News 4 in Tucson, Arizona has a weather, traffic, and safety observation network called Skynet:  They have billboards for it all over the city and it's a bit unsettling. (Especially when in The Sarah Connor Chronicles the Los Angles traffic system was originally destined to be the "nervous system" of Skynet.)
Franchise Zombie: Although he would give some praise to the sequels here and there (mostly because he's friends with some people involved including actors), James Cameron wanted the franchise to end with Judgment Day. None of the myriad of producers who came to own the franchise thought much of this and sequels were produced. At least two of them, Salvation and Genisys, ended up stillborn franchises with diminishing returns in both critical reception and box office. The producers of Genisys had another go at it with Dark Fate, but again, Cameron's real involvement in it doesn't amount to much.

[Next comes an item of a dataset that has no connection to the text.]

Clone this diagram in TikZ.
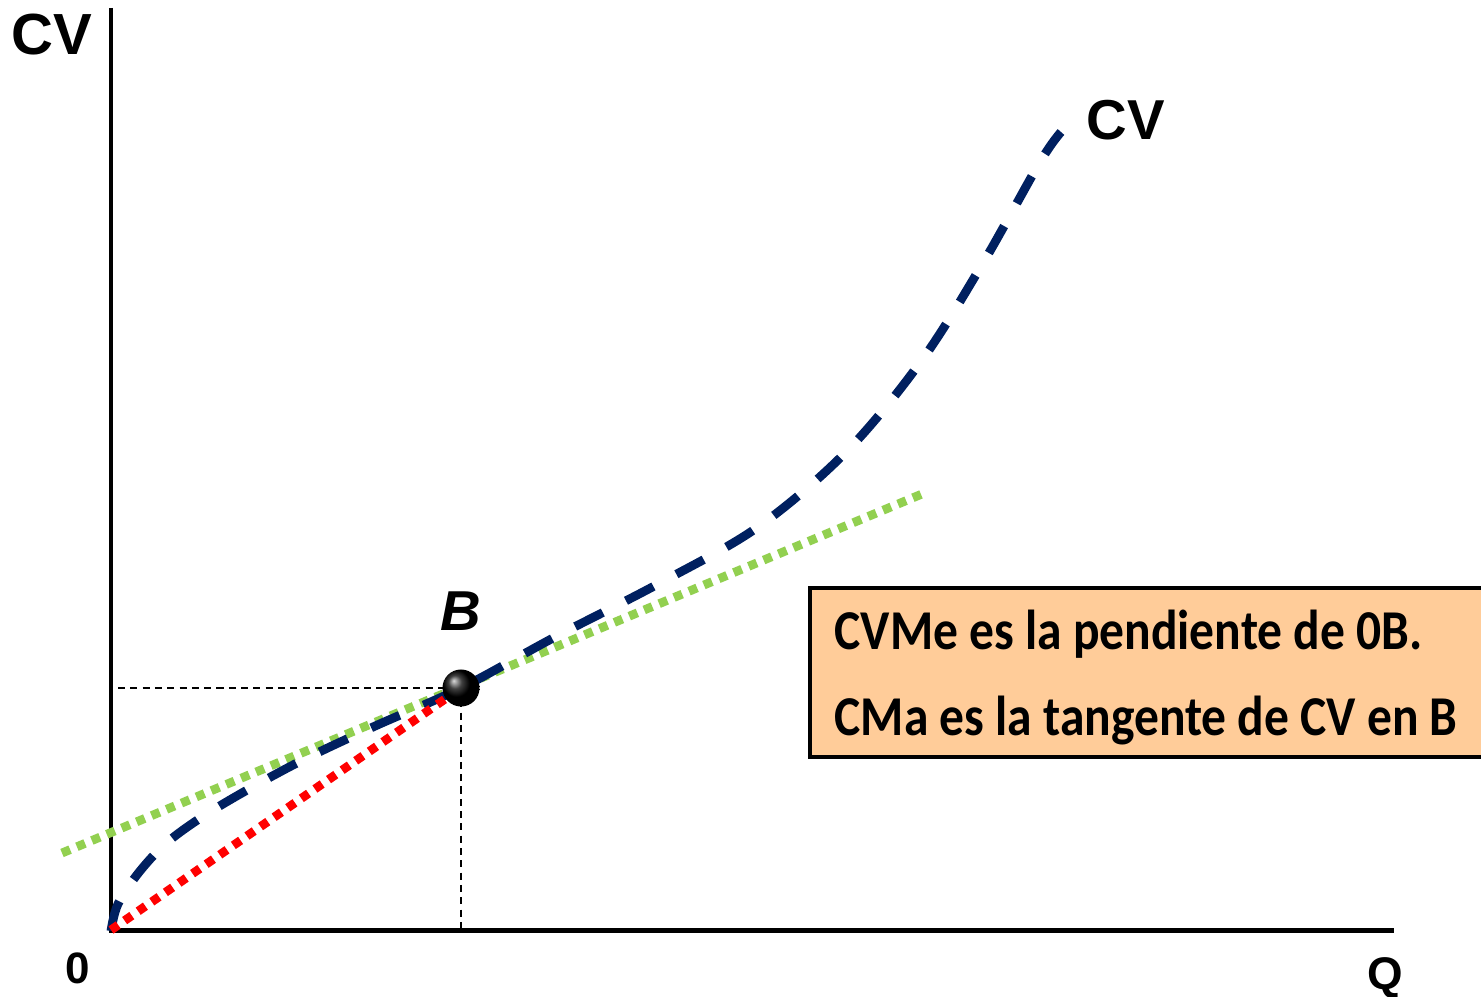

God Does Not Own This World: The rights at first were equally shared between James Cameron and the first film's co-writer/producer Gale Anne Hurd. By the second movie, Cameron's part was with Carolco, which went belly-up. The two producers who formed Carolco (and went on to form C2) purchased the Cameron share in the company's liquidation auction in 1998 and Hurd's share one year later. To prevent the eventual subversion of the trope, as once the first movie turned 35 the rights would revert to Cameron, the Genisys producers who currently own the franchise went to get his help for the sixth movie (although he only produces and helped create the story, as the Avatar sequels kept him very busy). However, Gale Anne Hurds filing of a copyright termination means the rights could potentially return to her and Cameron.
Older Than They Think: The line "Hasta la vista, baby" was used by Bob Hope in 1970, Jody Watley's "Looking for Love" in 1987, and Tone Lōc's 1988 single "Wild Thing," the latter's music video inspiring Cameron to include the line in the Terminator 2 script.
John Connor has been portrayed by numerous actors; with 7 actors playing him in 4 movies and a TV show. Sarah Connor was recast for the T:SCC series as well, with Lena Heady taking the iconic role from Linda Hamilton and ironically sharing the same initials.
T4 also has a new Kate Brewster and Kyle Reese; understandable and necessary in the latter case, since he's several years younger than in the original film.
Then came Genisys, which recasts Kyle, John and Sarah.
The Production Curse: More legally cursed than anything. See the Channel Hop trope above? That occurred because the production companies (and a couple of the distributors) kept folding before the next sequel could be made (only Hemdale was lucky enough to be hanging around when its film's sequel was made, and even then they had no involvement in T2 due to selling the IP rights to Carolco to settle ownership disputes).
Sequel Gap: 7, 12, 6, 6 and another 4 years between installments.
Word of Saint Paul: The novelizations of the first two films were written by a close personal friend of James Cameron, who had also contributed rough ideas to the concept. Some of the details revealed in the novels are confirmed true in later films, in creator interviews, or in other works—for example, the series of Terminator that is after Sarah. It was only called a T-800 in Terminator Genisys (the fifth movie, 21 years after the original!), but the novel refers to it as a Series 800.
Interestingly, the three films themselves work as a loose trilogy, with the third and fourth movies continuing the story from the first two films, and then the fifth forming an alternate timeline and returning to the past.